Traveler is a Colorful 3D Virtual Reality Real-time Voice Chat Community Multi-User System.

Our avatars are emotional and lip-synch faithfully to our words. Most of them anyway, others are sort of surreal. Traveler is IMHO the most immersive socializing application on the Internet, bar none. Our audio is also 3D. The spatial attenuation coupled with stereo directionality give this platform a very realistic feel to our environments. Put simply, it doesn't sound like we're all cramped into a closet. Our environments are more than things of beauty, they are functional living areas for people all over the world. It actually feels like you are in the same room with people. Some of us have known each other for six years and still share experiences like dance parties, drag races and church. In life, we try to choose our perfect places, like homes, schools, jobs and churches. If you could pick the perfect places for yourself in cyberspace, what would they be like? Join Traveler and find out.

Traveler History

In 1996, a company named OnLive! made a revolutionary 3D voice chat platform. It's name is Traveler. Steve Di Paola headed up the massive project that set the standards in shared VR voice chat enviroments. Stasia McGehee made the lion's share of the emotive avatars with voice actuated lip-synched animation.

In 1997, the VRML 1.0 standard was brought to Traveler. It was then that Dave Collins and his engineering team at OnLive! released the 2.02 version of the already popular Traveler VR browser. This version is VRML complient and is the current version of Traveler.

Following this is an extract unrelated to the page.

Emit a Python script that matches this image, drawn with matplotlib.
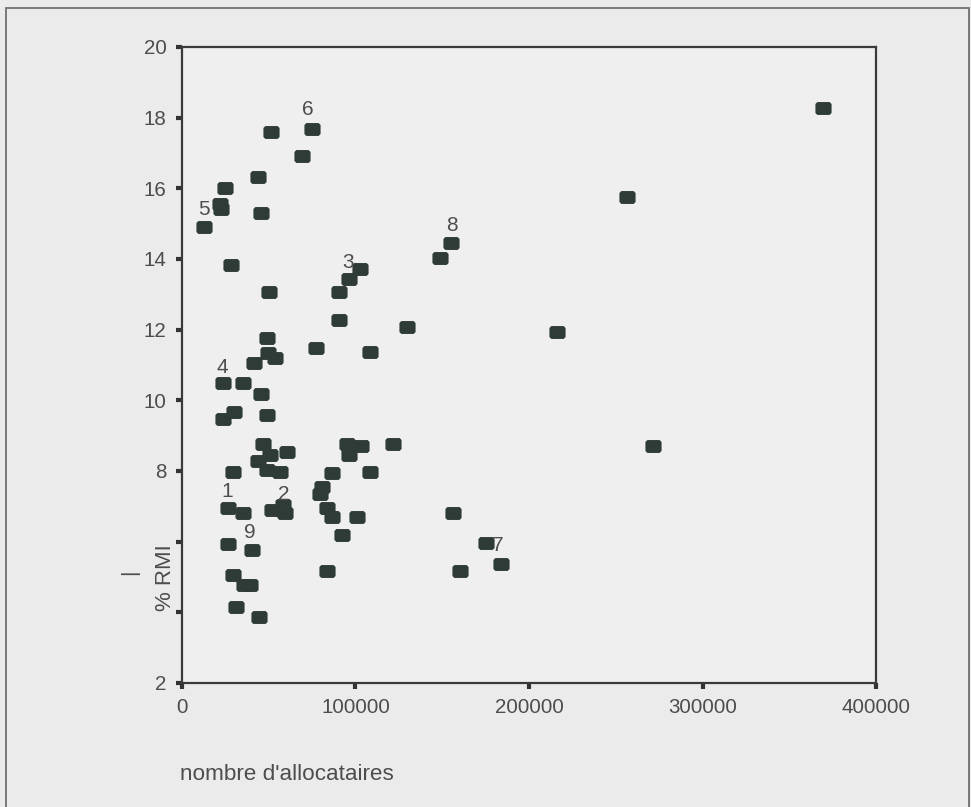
import numpy as np
import matplotlib
matplotlib.use('Agg')
import matplotlib.pyplot as plt
from matplotlib.path import Path
from matplotlib.patches import Rectangle

plt.rcParams['font.family'] = ['Liberation Sans', 'DejaVu Sans']

# nombre d'allocataires / % RMI par departement
allocataires = [369500, 256500, 216100, 271500, 156200, 175200, 183900, 160500, 83600,
                51300, 74900, 69200, 43800, 24800, 21900, 22300, 45500, 12700, 28200,
                50100, 90500, 90500, 49000, 77200, 49600, 53600, 41500, 23600, 35200,
                45500, 30000, 23600, 49000, 46700, 60500, 50700, 43800, 49000, 56500,
                29400, 95100, 103100, 96300, 121600, 108400, 86500, 80500, 79500, 83600,
                86500, 100900, 92200, 26500, 35200, 51900, 58200, 59400, 26500, 40300,
                29400, 35500, 39000, 31100, 44400, 102600, 96300, 129700, 108400, 155000,
                148700]
pct_rmi = [18.27, 15.75, 11.93, 8.71, 6.81, 5.96, 5.37, 5.17, 5.17,
           17.59, 17.68, 16.91, 16.32, 16.01, 15.55, 15.40, 15.30, 14.90, 13.83,
           13.07, 13.07, 12.27, 11.76, 11.48, 11.34, 11.20, 11.06, 10.49, 10.49,
           10.18, 9.67, 9.47, 9.58, 8.76, 8.54, 8.45, 8.28, 8.03, 7.97,
           7.97, 8.76, 8.70, 8.45, 8.76, 7.97, 7.94, 7.55, 7.35, 6.95,
           6.70, 6.70, 6.19, 6.95, 6.81, 6.90, 7.04, 6.81, 5.93, 5.76,
           5.05, 4.77, 4.77, 4.15, 3.87, 13.72, 13.43, 12.07, 11.37, 14.45,
           14.03]

# numbered points
label_text = ['1', '2', '3', '4', '5', '6', '7', '8', '9']
label_x = [26200, 58800, 95700, 23000, 12700, 72600, 182100, 155600, 39200]
label_y = [7.43, 7.32, 13.91, 10.94, 15.39, 18.22, 5.90, 14.96, 6.27]

y_ticks = [2, 4, 6, 8, 10, 12, 14, 16, 18, 20]
y_ticklabels = ['2', '', '', '8', '10', '12', '14', '16', '18', '20']
x_ticks = [0, 100000, 200000, 300000, 400000]

bg = '#ebebeb'
txt = '#4d4d4d'
mark = '#2e3b37'

fig = plt.figure(figsize=(9.71, 8.07), dpi=100)
fig.patch.set_facecolor(bg)

# outer frame
fig.patches.append(Rectangle((0.006, -0.05), 0.992, 1.04, transform=fig.transFigure,
                             fill=False, edgecolor='#707070', linewidth=1.3))

ax = fig.add_axes([0.1874, 0.1537, 0.7148, 0.7881])
ax.set_facecolor('#efefef')

# rounded-rectangle marker
w, h, c = 1.25, 1.0, 0.3
verts = [(-w, -h + c), (-w + c, -h), (w - c, -h), (w, -h + c),
         (w, h - c), (w - c, h), (-w + c, h), (-w, h - c), (-w, -h + c)]
rrect = Path(verts, closed=True)

ax.scatter(allocataires, pct_rmi, marker=rrect, s=135, color=mark, linewidths=0, zorder=3)

for t, lx, ly in zip(label_text, label_x, label_y):
    ax.text(lx, ly, t, fontsize=15, color=txt, ha='center', va='center', zorder=4)

ax.set_xlim(0, 400000)
ax.set_ylim(2, 20)
ax.set_xticks(x_ticks)
ax.set_xticklabels([str(v) for v in x_ticks])
ax.set_yticks(y_ticks)
ax.set_yticklabels(y_ticklabels)
ax.tick_params(axis='both', direction='out', length=4, width=3, color='#333333',
               labelsize=14.8, labelcolor=txt, pad=7)

for s in ax.spines.values():
    s.set_color('#3a3a3a')
    s.set_linewidth(1.6)

# axis titles
fig.text(0.1854, 0.040, "nombre d'allocataires", fontsize=16.2, color=txt,
         ha='left', va='center')
fig.text(0.170, 0.284, '% RMI', fontsize=16, color=txt, rotation=90,
         ha='center', va='center')
fig.text(0.134, 0.291, '|', fontsize=15, color=txt, rotation=90,
         ha='center', va='center')

plt.savefig('out.png', dpi=100, facecolor=fig.get_facecolor())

In 1998, OnLive!, along with The Palace and Electric Communities merged to form Communities.com. It was then that Jm Valera began work on the dynamic scripting used in the Destinations Page that we enjoy today. This allows users to see a real-time depiction of who is on-line as well as what server and space they occupy.

In 2001, Communities.com was forced to close their doors. Fortunately for us, Bruce Damer of DigitalSpace.com was just in time to buy the rights to the platform and the onlive.com domain needed to keep Traveler going. He now hosts the Destinations Page and the better part of the avatars used in our live worlds.

Avatars 2001 will have special meaning to Travelers. Not only will we celebrate our platform's place in the avatar realms of the world again this year, but in fact, we will celebrate our very existence which was in very real danger of going away forever.